Single out the lines of the material that contain "diagram" and copy them.

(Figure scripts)
'''
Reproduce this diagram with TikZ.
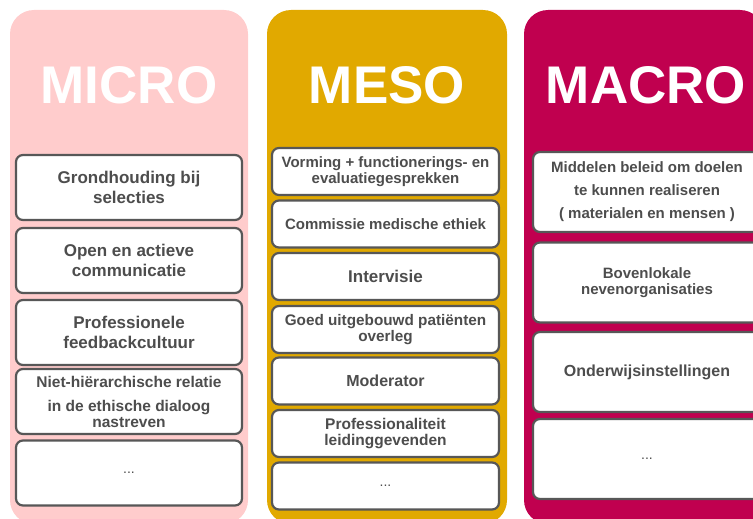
\documentclass[tikz,border=0pt]{standalone}
\usepackage{fontspec}
\setmainfont{Liberation Sans}
\definecolor{microbg}{HTML}{FFCCCC}
\definecolor{mesobg}{HTML}{E1A900}
\definecolor{macrobg}{HTML}{C0004F}
\definecolor{itemline}{HTML}{575757}
\definecolor{itemtext}{HTML}{4D4D4D}
% level panel: left x, right x, colour
\newcommand{\lvlpanel}[3]{%
  \fill[#3, rounded corners=24pt] (#1,10) rectangle (#2,524);%
}

\begin{document}
\begin{tikzpicture}[x=1pt, y=-1pt,
    lvltitle/.style={text=white, anchor=base, inner sep=0pt,
                     font=\fontsize{53}{53}\selectfont\bfseries},
    item/.style={draw=itemline, line width=2.2pt, fill=white, rounded corners=7pt,
                 text=itemtext, align=center, inner sep=2pt,
                 font=\fontsize{17}{19.5}\selectfont\bfseries},
    miitem/.style={item, minimum width=226pt, minimum height=65pt},
    meitem/.style={item, minimum width=227pt, minimum height=47pt,
                   font=\fontsize{15}{16}\selectfont\bfseries},
    maitem/.style={item, minimum width=228pt, minimum height=80pt,
                   font=\fontsize{15}{16}\selectfont\bfseries},
  ]
    \clip (0,0) rectangle (753,519);

    % coloured level panels
    \lvlpanel{10}{248}{microbg}
    \lvlpanel{267}{507}{mesobg}
    \lvlpanel{524}{764}{macrobg}

    % panel titles
    \node[lvltitle] (tmicro) at (129,103) {MICRO};
    \node[lvltitle] (tmeso)  at (387,103) {MESO};
    \node[lvltitle] (tmacro) at (646,103) {MACRO};

    % micro level
    \node[miitem] (mi1) at (129,187.5) {Grondhouding bij\\selecties};
    \node[miitem] (mi2) at (129,260.5) {Open en actieve\\communicatie};
    \node[miitem] (mi3) at (129,332.5) {Professionele\\feedbackcultuur};
    \node[miitem, font=\fontsize{15.5}{16}\selectfont\bfseries] (mi4) at (129,401.5)
      {Niet-hiërarchische relatie\\[8pt]in de ethische dialoog\\nastreven};
    \node[miitem, font=\fontsize{14}{16}\selectfont] (mi5) at (129,473) {...};

    % meso level
    \node[meitem] (me1) at (385.5,171.5) {Vorming + functionerings- en\\evaluatiegesprekken};
    \node[meitem] (me2) at (385.5,224)   {Commissie medische ethiek};
    \node[meitem, font=\fontsize{17}{17}\selectfont\bfseries] (me3) at (385.5,276.5) {Intervisie};
    \node[meitem, font=\fontsize{15.3}{16}\selectfont\bfseries] (me4) at (385.5,329.5)
      {Goed uitgebouwd patiënten\\overleg};
    \node[meitem, font=\fontsize{16}{16}\selectfont\bfseries] (me5) at (385.5,381) {Moderator};
    \node[meitem, font=\fontsize{15.5}{16.5}\selectfont\bfseries] (me6) at (385.5,433.5)
      {Professionaliteit\\leidinggevenden};
    \node[meitem, font=\fontsize{14}{16}\selectfont] (me7) at (385.5,486) {...};

    % macro level
    \node[maitem, font=\fontsize{15}{23}\selectfont\bfseries] (ma1) at (647,192)
      {Middelen beleid om doelen\\te kunnen realiseren\\( materialen en mensen )};
    \node[maitem] (ma2) at (647,282.5) {Bovenlokale\\nevenorganisaties};
    \node[maitem, font=\fontsize{16}{16}\selectfont\bfseries] (ma3) at (647,372) {Onderwijsinstellingen};
    \node[maitem, font=\fontsize{14}{16}\selectfont] (ma4) at (647,459) {...};
  \end{tikzpicture}
\end{document}
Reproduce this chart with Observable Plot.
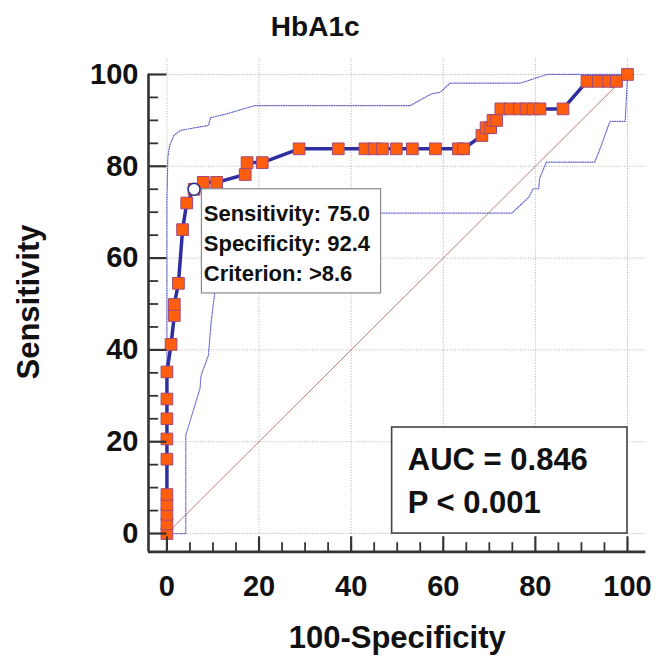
<!DOCTYPE html>
<html>
<head>
<meta charset="utf-8">
<script src="https://cdn.jsdelivr.net/npm/d3@7"></script>
<script src="https://cdn.jsdelivr.net/npm/@observablehq/plot@0.6"></script>
<style>
  html, body { margin: 0; padding: 0; background: #fff; }
</style>
</head>
<body>
<div id="chart"></div>
<script>
// ---- Data ----
const title = "HbA1c";
const xLabel = "100-Specificity";
const yLabel = "Sensitivity";
const majorTicks = [0, 20, 40, 60, 80, 100];
const minorTicks = [5, 10, 15, 25, 30, 35, 45, 50, 55, 65, 70, 75, 85, 90, 95];

// ROC curve points (100-Specificity, Sensitivity)
const rocX = [0, 0, 0, 0, 0, 0, 0, 0, 0, 0, 0.9, 1.6, 1.6, 2.5, 3.4, 4.3, 5.9, 7.9, 10.8, 17.0, 17.4, 20.7,
  28.7, 37.2, 43.0, 45.0, 46.8, 49.8, 53.3, 58.3, 63.3, 64.4, 68.4, 69.3, 70.3, 70.8, 71.6,
  72.5, 74.5, 76.5, 78.0, 79.5, 81.0, 86.0, 91.2, 93.7, 95.9, 97.6, 100];
const rocY = [0, 2.1, 4.2, 6.3, 8.5, 16.2, 20.6, 25.0, 29.3, 35.2, 41.2, 47.5, 49.9, 54.5, 66.2, 72.0, 75.0, 76.5, 76.5, 78.2, 80.8, 80.8,
  83.8, 83.8, 83.8, 83.8, 83.8, 83.8, 83.8, 83.8, 83.8, 83.8, 86.7, 88.4, 88.4, 90.0, 90.0,
  92.5, 92.5, 92.5, 92.5, 92.5, 92.5, 92.5, 98.5, 98.5, 98.5, 98.5, 100];

// Confidence band (upper)
const upperX = [0, 0, 0.2, 0.6, 1.5, 2.9, 5.0, 9.0, 9.5, 12.9, 19.0, 52.8, 57.5, 59.3, 61.5, 76.7, 82.5, 100];
const upperY = [0, 72.5, 82.0, 84.5, 86.7, 87.8, 88.2, 88.9, 90.6, 91.4, 93.2, 93.2, 95.8, 96.1, 98.1, 98.1, 100, 100];
// Confidence band (lower)
const lowerX = [0, 4.1, 4.1, 7.2, 7.4, 9.0, 9.6, 10.4, 11.5, 13.5, 74.9, 78.6, 79.5, 80.7, 80.9, 81.8, 82.4, 92.9, 94.3, 95.9, 96.3, 99.5, 100, 100];
const lowerY = [0, 0, 21.4, 31.7, 34.4, 38.8, 46.0, 52.6, 60.0, 69.8, 69.8, 73.3, 75.1, 75.1, 77.3, 79.5, 80.9, 80.9, 84.5, 89.0, 89.8, 89.8, 99.5, 100];

// Statistics
const criterion = ">8.6";
const sensitivity = 75.0;
const specificity = 92.4;
const auc = 0.846;
const pText = "P < 0.001";

// ---- Build tables ----
const roc = rocX.map((x, i) => ({x, y: rocY[i]}));
const upper = upperX.map((x, i) => ({x, y: upperY[i]}));
const lower = lowerX.map((x, i) => ({x, y: lowerY[i]}));
const critPoint = [{x: roc[16].x, y: sensitivity}];
const boxX1 = 100 - specificity;
const infoLines = [
  `Sensitivity: ${sensitivity.toFixed(1)}`,
  `Specificity: ${specificity.toFixed(1)}`,
  `Criterion: ${criterion}`
];
const aucLines = [`AUC = ${auc.toFixed(3)}`, pText];

const font = "'Liberation Sans', Arial, Helvetica, sans-serif";
const gridStyle = {stroke: "#b0b0b0", strokeWidth: 1, strokeDasharray: "1,1.6"};
const bandStyle = {stroke: "#6464cc", strokeWidth: 1.2, strokeDasharray: "1,1.4"};
const axisMin = -4;

const chart = Plot.plot({
  width: 656,
  height: 658,
  marginLeft: 148,
  marginRight: 10.6,
  marginTop: 55.6,
  marginBottom: 106.6,
  style: {fontFamily: font, background: "#fff", color: "#111"},
  x: {domain: [-4, 104], label: null},
  y: {domain: [-4, 104], label: null},
  marks: [
    // grid
    Plot.ruleX(majorTicks, {x: d => d, y1: 0, y2: 103.7, ...gridStyle}),
    Plot.ruleY(majorTicks, {y: d => d, x1: 0, x2: 104, ...gridStyle}),
    // diagonal reference
    Plot.line([{x: 0, y: 0}, {x: 100, y: 100}], {x: "x", y: "y", stroke: "#c07a7a", strokeWidth: 1}),
    // confidence bands
    Plot.line(upper, {x: "x", y: "y", ...bandStyle}),
    Plot.line(lower, {x: "x", y: "y", ...bandStyle}),
    // ROC curve
    Plot.line(roc, {x: "x", y: "y", stroke: "#2e2ea0", strokeWidth: 3.5}),
    Plot.dot(roc, {x: "x", y: "y", symbol: "square", r: 6.6, fill: "#ff5e0e", stroke: "#a24a78", strokeWidth: 1}),
    Plot.dot(critPoint, {x: "x", y: "y", r: 6, fill: "#fff", stroke: "#2e2e90", strokeWidth: 1.6}),
    // criterion info box
    Plot.rect([0], {x1: boxX1, x2: boxX1 + 38.9, y1: sensitivity - 22.7, y2: sensitivity, fill: "#fff", stroke: "#8a8a8a", strokeWidth: 1.2}),
    Plot.text(infoLines, {x: boxX1 + 0.4, y: (d, i) => sensitivity - 5.3 - i * 6.6, text: d => d, textAnchor: "start", fontSize: 22, fontWeight: "bold", fill: "#111"}),
    // AUC box
    Plot.rect([0], {x1: 48.9, x2: 100, y1: 0, y2: 23.1, fill: "#fff", stroke: "#444", strokeWidth: 1.6}),
    Plot.text(aucLines, {x: 52.3, y: (d, i) => 15.9 - i * 9.2, text: d => d, textAnchor: "start", fontSize: 31, fontWeight: "bold", fill: "#111"}),
    // axes lines
    Plot.ruleY([axisMin], {x1: axisMin, x2: 104, stroke: "#333", strokeWidth: 2.6}),
    Plot.ruleX([axisMin], {y1: axisMin, y2: 100, stroke: "#333", strokeWidth: 2.6}),
    // inward ticks
    Plot.ruleX(majorTicks, {x: d => d, y1: axisMin, y2: axisMin + 3.3, stroke: "#333", strokeWidth: 2.2}),
    Plot.ruleX(minorTicks, {x: d => d, y1: axisMin, y2: axisMin + 2.0, stroke: "#333", strokeWidth: 1.8}),
    Plot.ruleY(majorTicks, {y: d => d, x1: axisMin, x2: axisMin + 4.0, stroke: "#333", strokeWidth: 2.2}),
    Plot.ruleY(minorTicks, {y: d => d, x1: axisMin, x2: axisMin + 2.2, stroke: "#333", strokeWidth: 1.8}),
    // tick labels
    Plot.axisX({ticks: majorTicks, tickSize: 0, tickPadding: 24, fontSize: 29, fontWeight: "bold", fill: "#111", label: null}),
    Plot.axisY({ticks: majorTicks, tickSize: 0, tickPadding: 10, fontSize: 29, fontWeight: "bold", fill: "#111", label: null}),
    // titles
    Plot.text([title], {frameAnchor: "top", lineAnchor: "middle", textAnchor: "middle", dx: -82, dy: -28.6, fontSize: 28, fontWeight: "bold", fill: "#111"}),
    Plot.text([xLabel], {frameAnchor: "bottom", lineAnchor: "middle", textAnchor: "middle", dy: 86, fontSize: 31, fontWeight: "bold", fill: "#111"}),
    Plot.text([yLabel], {frameAnchor: "left", lineAnchor: "middle", textAnchor: "middle", dx: -119, dy: -2, rotate: -90, fontSize: 31, fontWeight: "bold", fill: "#111"})
  ]
});
document.getElementById("chart").appendChild(chart);
</script>
</body>
</html>
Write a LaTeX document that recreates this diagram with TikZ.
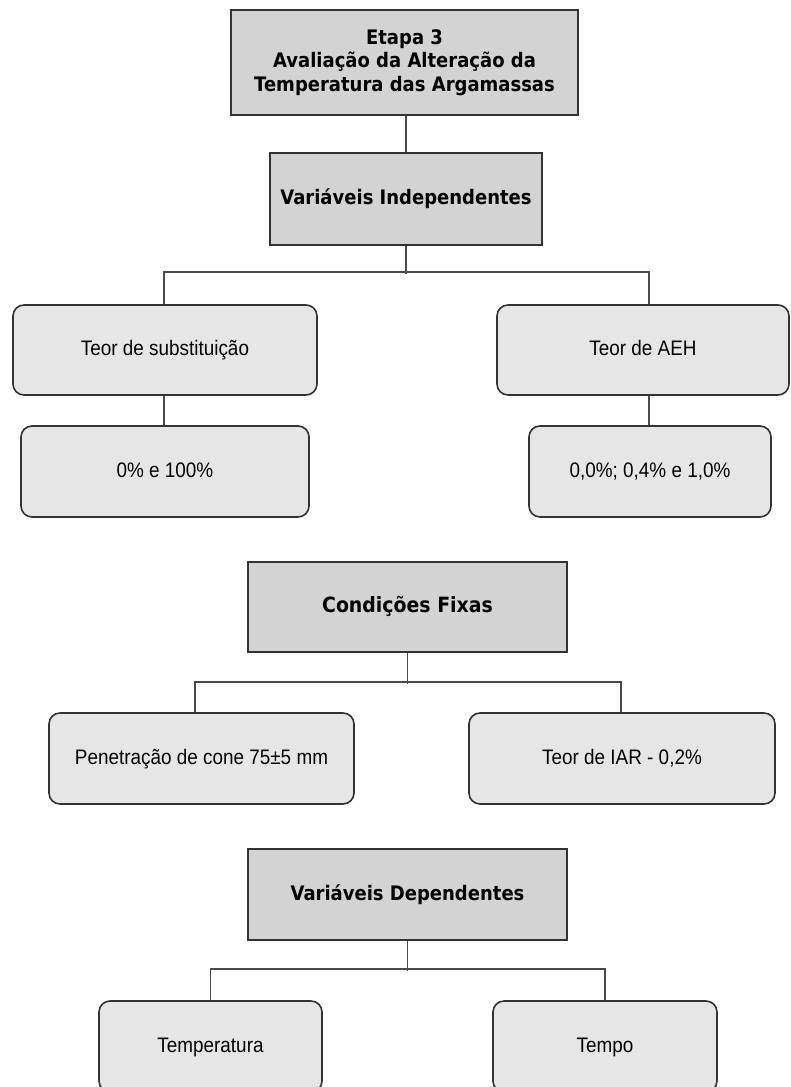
'''
Task output:
Reproduce this diagram with TikZ.
Write a LaTeX document that recreates this diagram with TikZ.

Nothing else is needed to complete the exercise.